Managing the Engagement. The main point is not to rely on your vendor’s adherence to the contract but take an active role in increasing retention of the team members at multiple levels. Of course that must be done in a concert or at least not in a conflict with the activities of the vendor. Most reasonable organizations do not intend on breaking the contract and in a large degree are interested in minimizing the turnover the same way you do, maybe with just a few exceptions. These exceptions come from market pressures and internal constraint, the better you understand them the more you can do to counter the issue. Here are a few reasons for these exceptions and some tips on dealing with them:
- The concept of seniority in an offshore organization is likely to be different from what you have in-house. For example a java developer with 6 years experience would be considered very senior in China and expected to act as a tech lead on the project with 20 developers. So forcing that developer to be a junior member on a team of 5 would be an insult which is likely to lead for him to quit one way or another. You need to be cognizant of that and other similar trends and form the team which would create a favorable environment for the team members not on your terms but on their terms.

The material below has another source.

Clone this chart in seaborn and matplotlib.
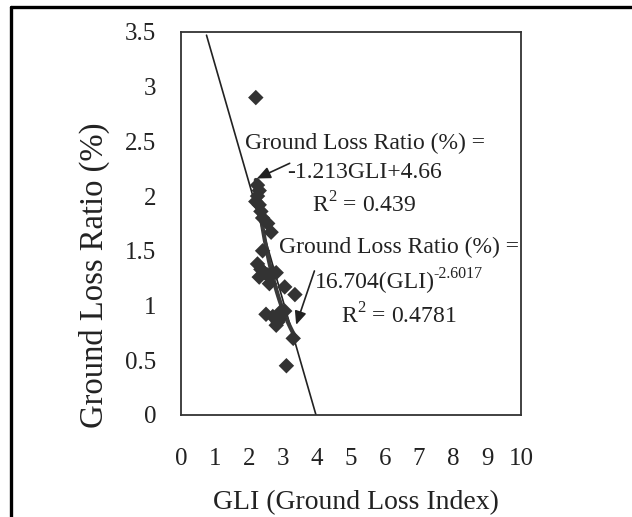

- Same problem has a different angle: let consider a vendor’s viewpoint. As a practice manager I need to leverage my resources well. If I have a senior tech lead he is expected to run a team of 20 people. In that case I can afford to charge my clients some reasonable rate for his time as my losses would be more than offset with profits I make on junior members. As you can imagine a client’s request to form a small team with several senior members is not going to make me happy… One of the ways to deal with it is to be much more flexible on rates and find alternative / additional methods of compensation. More important if small team with very experienced team members is your preferred scenario – you need to pick vendors who are ready and interested to work in that model (and not just because they told you so!). Consider boutique consulting organization, Eastern Europe and Latin America.
- Another factor to consider is employee engagement. Long term development projects, especially large scale maintenance ones offer different challenges over time. Initially they could be interesting for people motivated by technical complexity and vast scope, but after a while these challenges disappear replaced by mundane repetitive tasks. So it’s no surprise that some of the team members are ready to fly when you just starting to rip the benefit of their experience and knowledge. In my experience the best way to deal with it is by selecting resources with personality / mind set match for the project. There are plenty of people who a great and maintenance projects and enjoy that work as well, they might be a bit slower in uptake, but that is the bullet you need to bite.

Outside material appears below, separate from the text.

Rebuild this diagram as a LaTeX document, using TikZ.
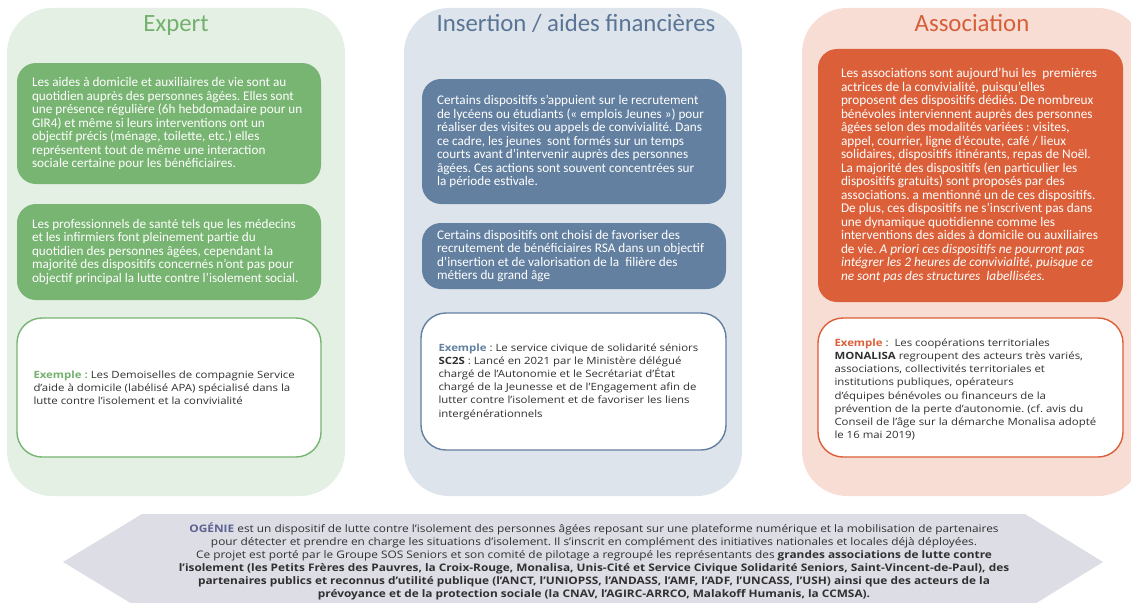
\documentclass[tikz,border=0pt]{standalone}
\usepackage{fontspec}
\setmainfont{Carlito}
\newfontfamily\exfont[FakeStretch=1.14]{Open Sans}
\frenchspacing
\definecolor{expbg}{HTML}{E3F0E3}
\definecolor{expfill}{HTML}{78B472}
\definecolor{exptitle}{HTML}{74B06E}
\definecolor{insbg}{HTML}{DEE4EC}
\definecolor{insfill}{HTML}{6380A0}
\definecolor{institle}{HTML}{5A7495}
\definecolor{assbg}{HTML}{F8DDD5}
\definecolor{assfill}{HTML}{DB5F38}
\definecolor{asstitle}{HTML}{D65E39}
\definecolor{hexbg}{HTML}{DDDDE6}
\definecolor{ogenie}{HTML}{5C6290}
\definecolor{extxt}{HTML}{303030}
\tikzset{
  colbg/.style={rounded corners=45pt},
  title/.style={font=\fontsize{24.8}{28}\selectfont, inner sep=0pt, anchor=base},
  fillbox/.style={rounded corners=19pt, inner sep=0pt},
  exbox/.style={rounded corners=25pt, fill=white, line width=1.4pt, inner sep=0pt},
  filltext/.style={anchor=west, align=left, text=white, inner sep=0pt, font=\fontsize{13.2}{13.5}\selectfont},
  extext/.style={anchor=west, align=left, text=extxt, inner sep=0pt, font=\exfont\fontsize{10}{13.2}\selectfont},
}
\begin{document}
\begin{tikzpicture}[x=1pt,y=-1pt]
\useasboundingbox (0,0) rectangle (1131,602);
\clip (0,0) rectangle (1131,602);
% column backgrounds
\fill[expbg, colbg] (7,8) rectangle (345,496);
\fill[insbg, colbg] (404,8) rectangle (742,496);
\fill[assbg, colbg] (802,8) rectangle (1143,496);
% titles
\node[title, text=exptitle] (t1) at (176,32) {Expert};
\node[title, text=institle] (t2) at (576,32) {Insertion / aides financières};
\node[title, text=asstitle] (t3) at (972,32) {Association};
% Expert
\node[fillbox, fill=expfill, minimum width=304pt, minimum height=121pt] (e1) at (169,123.5) {};
\node[filltext] (e1t) at ([xshift=15pt]e1.west) {Les aides à domicile et auxiliaires de vie sont au\\
quotidien auprès des personnes âgées. Elles sont\\
une présence régulière (6h hebdomadaire pour un\\
GIR4) et même si leurs interventions ont un\\
objectif précis (ménage, toilette, etc.) elles\\
représentent tout de même une interaction\\
sociale certaine pour les bénéficiaires.};
\node[fillbox, fill=expfill, minimum width=304pt, minimum height=96pt] (e2) at (169,252) {};
\node[filltext] (e2t) at ([xshift=15pt]e2.west) {Les professionnels de santé tels que les médecins\\
et les infirmiers font pleinement partie du\\
quotidien des personnes âgées, cependant la\\
majorité des dispositifs concernés n’ont pas pour\\
objectif principal la lutte contre l’isolement social.};
\node[exbox, draw=expfill, minimum width=304pt, minimum height=139pt] (e3) at (169,387.5) {};
\node[extext] (e3t) at ([xshift=17pt]e3.west) {\textcolor{exptitle}{\bfseries Exemple :} Les Demoiselles de compagnie Service\\
d’aide à domicile (labélisé APA) spécialisé dans la\\
lutte contre l’isolement et la convivialité};
% Insertion
\node[fillbox, fill=insfill, minimum width=304pt, minimum height=125pt] (i1) at (574,141.5) {};
\node[filltext] (i1t) at ([xshift=15pt]i1.west) {Certains dispositifs s’appuient sur le recrutement\\
de lycéens ou étudiants (« emplois Jeunes ») pour\\
réaliser des visites ou appels de convivialité. Dans\\
ce cadre, les jeunes \ sont formés sur un temps\\
courts avant d’intervenir auprès des personnes\\
âgées. Ces actions sont souvent concentrées sur\\
la période estivale.};
\node[fillbox, fill=insfill, minimum width=304pt, minimum height=66pt] (i2) at (574,256) {};
\node[filltext] (i2t) at ([xshift=15pt]i2.west) {Certains dispositifs ont choisi de favoriser des\\
recrutement de bénéficiaires RSA dans un objectif\\
d’insertion et de valorisation de la \ filière des\\
métiers du grand âge};
\node[exbox, draw=insfill, minimum width=305pt, minimum height=137pt] (i3) at (573.5,381.5) {};
\node[extext] (i3t) at ([xshift=18pt]i3.west) {\textcolor{insfill}{\bfseries Exemple} : Le service civique de solidarité séniors\\
\textbf{SC2S} : Lancé en 2021 par le Ministère délégué\\
chargé de l’Autonomie et le Secrétariat d’État\\
chargé de la Jeunesse et de l’Engagement afin de\\
lutter contre l’isolement et de favoriser les liens\\
intergénérationnels};
% Association
\node[fillbox, fill=assfill, minimum width=305pt, minimum height=253pt] (a1) at (970.5,175.5) {};
\node[filltext, font=\fontsize{13.3}{13.5}\selectfont] (a1t) at ([xshift=23pt]a1.west) {Les associations sont aujourd’hui les \ premières\\
actrices de la convivialité, puisqu’elles\\
proposent des dispositifs dédiés. De nombreux\\
bénévoles interviennent auprès des personnes\\
âgées selon des modalités variées : visites,\\
appel, courrier, ligne d’écoute, café / lieux\\
solidaires, dispositifs itinérants, repas de Noël.\\
La majorité des dispositifs (en particulier les\\
dispositifs gratuits) sont proposés par des\\
associations. a mentionné un de ces dispositifs.\\
De plus, ces dispositifs ne s’inscrivent pas dans\\
une dynamique quotidienne comme les\\
interventions des aides à domicile ou auxiliaires\\
de vie. \textit{A priori ces dispositifs ne pourront pas}\\
\textit{intégrer les 2 heures de convivialité, puisque ce}\\
\textit{ne sont pas des structures \ labellisées.}};
\node[exbox, draw=assfill, minimum width=305pt, minimum height=139pt] (a2) at (970.5,387.5) {};
\node[extext] (a2t) at ([xshift=17pt, yshift=-2pt]a2.west) {\textcolor{assfill}{\bfseries Exemple} : \ Les coopérations territoriales\\
\textbf{MONALISA} regroupent des acteurs très variés,\\
associations, collectivités territoriales et\\
institutions publiques, opérateurs\\
d’équipes bénévoles ou financeurs de la\\
prévention de la perte d’autonomie. (cf. avis du\\
Conseil de l’âge sur la démarche Monalisa adopté\\
le 16 mai 2019)};
% bottom banner
\fill[hexbg] (63,562) -- (142,514) -- (1025,514) -- (1103,562) -- (1025,610) -- (142,610) -- cycle;
\node[align=center, text=extxt, font=\exfont\fontsize{10.4}{13}\selectfont, inner sep=0pt] (og) at (594,561) {\textcolor{ogenie}{\bfseries OGÉNIE} est un dispositif de lutte contre l’isolement des personnes âgées reposant sur une plateforme numérique et la mobilisation de partenaires\\
pour détecter et prendre en charge les situations d’isolement. Il s’inscrit en complément des initiatives nationales et locales déjà déployées.\\
Ce projet est porté par le Groupe SOS Seniors et son comité de pilotage a regroupé les représentants des \textbf{grandes associations de lutte contre}\\
\textbf{l’isolement (les Petits Frères des Pauvres, la Croix-Rouge, Monalisa, Unis-Cité et Service Civique Solidarité Seniors, Saint-Vincent-de-Paul), des}\\
\textbf{partenaires publics et reconnus d’utilité publique (l’ANCT, l’UNIOPSS, l’ANDASS, l’AMF, l’ADF, l’UNCASS, l’USH) ainsi que des acteurs de la}\\
\textbf{prévoyance et de la protection sociale (la CNAV, l’AGIRC-ARRCO, Malakoff Humanis, la CCMSA).}};
\end{tikzpicture}
\end{document}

In a large degree to reduce turnover of your offshore team you can do many of the same things you would do for your own staff, often by the vendor’s hands. Here are just a few things you can consider:
- Compensation & Gifts. Remember a $1K bonus goes much further in India than in Indiana. A few technical books sent directly to a developer would earn disproportional value in loyalty.
- Classic motivation factors: advancement, recognition, and achievement. Recognition is particular simple and pays off incredibly well.
- Team building. A few things with huge impact: joined development activities like SCRUM style meetings, offshore visits, especially for local team members with specific tangible objectives such as training or k-transfer, bringing best off-shore team members on-site, etc.